EXERCISE BRIEF - Pictures in the entries below are to be left out; otherwise, reproduce exactly the lines from the first through the line containing "plt.rcParams['font.family'] = ['Liberation".

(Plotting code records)
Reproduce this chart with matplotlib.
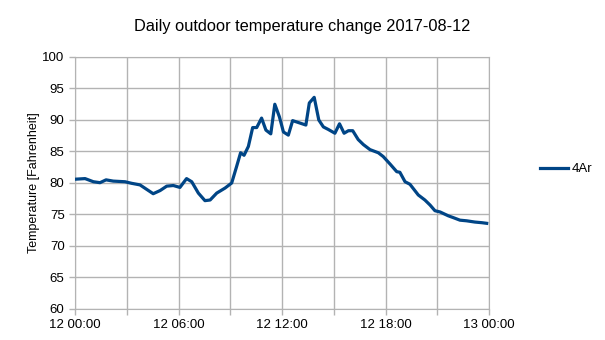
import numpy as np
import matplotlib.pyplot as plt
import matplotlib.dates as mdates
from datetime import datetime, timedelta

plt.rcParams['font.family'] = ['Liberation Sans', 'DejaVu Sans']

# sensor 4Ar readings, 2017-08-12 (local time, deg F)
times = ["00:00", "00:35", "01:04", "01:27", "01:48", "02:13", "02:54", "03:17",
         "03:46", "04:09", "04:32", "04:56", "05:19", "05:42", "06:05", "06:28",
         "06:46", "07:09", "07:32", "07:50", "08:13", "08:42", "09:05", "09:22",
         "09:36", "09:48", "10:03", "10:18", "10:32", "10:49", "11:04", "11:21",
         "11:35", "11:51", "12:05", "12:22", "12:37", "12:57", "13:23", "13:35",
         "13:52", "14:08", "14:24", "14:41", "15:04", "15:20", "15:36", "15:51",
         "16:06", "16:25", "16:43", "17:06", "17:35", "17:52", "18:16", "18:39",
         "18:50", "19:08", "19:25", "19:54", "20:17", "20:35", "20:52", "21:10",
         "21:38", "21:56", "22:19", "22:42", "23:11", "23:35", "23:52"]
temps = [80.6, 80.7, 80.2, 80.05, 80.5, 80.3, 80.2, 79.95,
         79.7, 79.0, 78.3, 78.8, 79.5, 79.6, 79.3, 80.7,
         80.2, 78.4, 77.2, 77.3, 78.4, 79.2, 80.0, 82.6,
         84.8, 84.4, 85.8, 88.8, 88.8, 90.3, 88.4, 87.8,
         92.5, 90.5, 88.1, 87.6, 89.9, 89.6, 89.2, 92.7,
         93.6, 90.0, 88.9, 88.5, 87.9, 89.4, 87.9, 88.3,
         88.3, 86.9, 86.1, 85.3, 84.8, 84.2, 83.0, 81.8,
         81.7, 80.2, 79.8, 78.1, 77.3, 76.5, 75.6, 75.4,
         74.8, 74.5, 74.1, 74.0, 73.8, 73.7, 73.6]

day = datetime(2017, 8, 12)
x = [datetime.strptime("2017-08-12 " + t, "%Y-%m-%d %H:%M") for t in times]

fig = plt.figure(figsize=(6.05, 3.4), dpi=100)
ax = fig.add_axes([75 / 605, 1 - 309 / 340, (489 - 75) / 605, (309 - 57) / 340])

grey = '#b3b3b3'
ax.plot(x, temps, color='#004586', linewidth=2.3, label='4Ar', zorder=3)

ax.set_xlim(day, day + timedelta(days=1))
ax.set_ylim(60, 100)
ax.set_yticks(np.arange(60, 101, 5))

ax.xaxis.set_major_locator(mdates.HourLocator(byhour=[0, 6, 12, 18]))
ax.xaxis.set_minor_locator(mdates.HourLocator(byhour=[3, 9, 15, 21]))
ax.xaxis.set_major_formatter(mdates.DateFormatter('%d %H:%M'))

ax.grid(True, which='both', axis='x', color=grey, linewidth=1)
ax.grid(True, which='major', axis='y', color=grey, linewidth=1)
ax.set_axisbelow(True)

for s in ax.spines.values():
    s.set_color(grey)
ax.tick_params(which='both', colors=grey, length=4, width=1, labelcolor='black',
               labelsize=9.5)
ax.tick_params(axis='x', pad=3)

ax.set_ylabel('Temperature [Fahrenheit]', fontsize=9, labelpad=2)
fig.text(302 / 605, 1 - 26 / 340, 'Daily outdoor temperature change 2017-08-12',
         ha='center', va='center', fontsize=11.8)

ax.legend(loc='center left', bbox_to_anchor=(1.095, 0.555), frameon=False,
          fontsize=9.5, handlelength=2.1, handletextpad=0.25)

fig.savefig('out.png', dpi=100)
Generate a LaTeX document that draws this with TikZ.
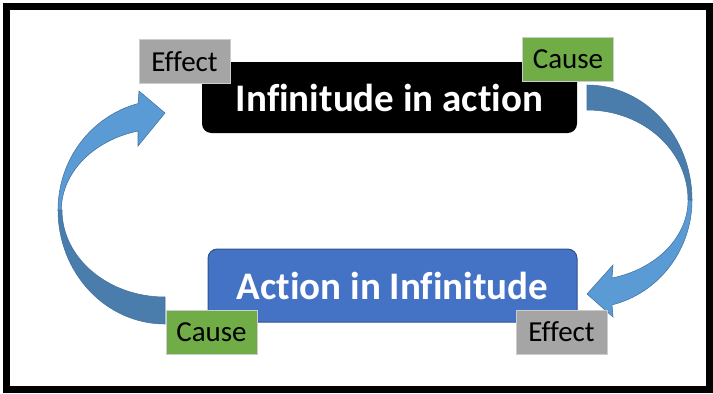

EXERCISE RESPONSE -
Reproduce this chart with matplotlib.
import numpy as np
import matplotlib.pyplot as plt
import matplotlib.dates as mdates
from datetime import datetime, timedelta

plt.rcParams['font.family'] = ['Liberation Sans', 'DejaVu Sans']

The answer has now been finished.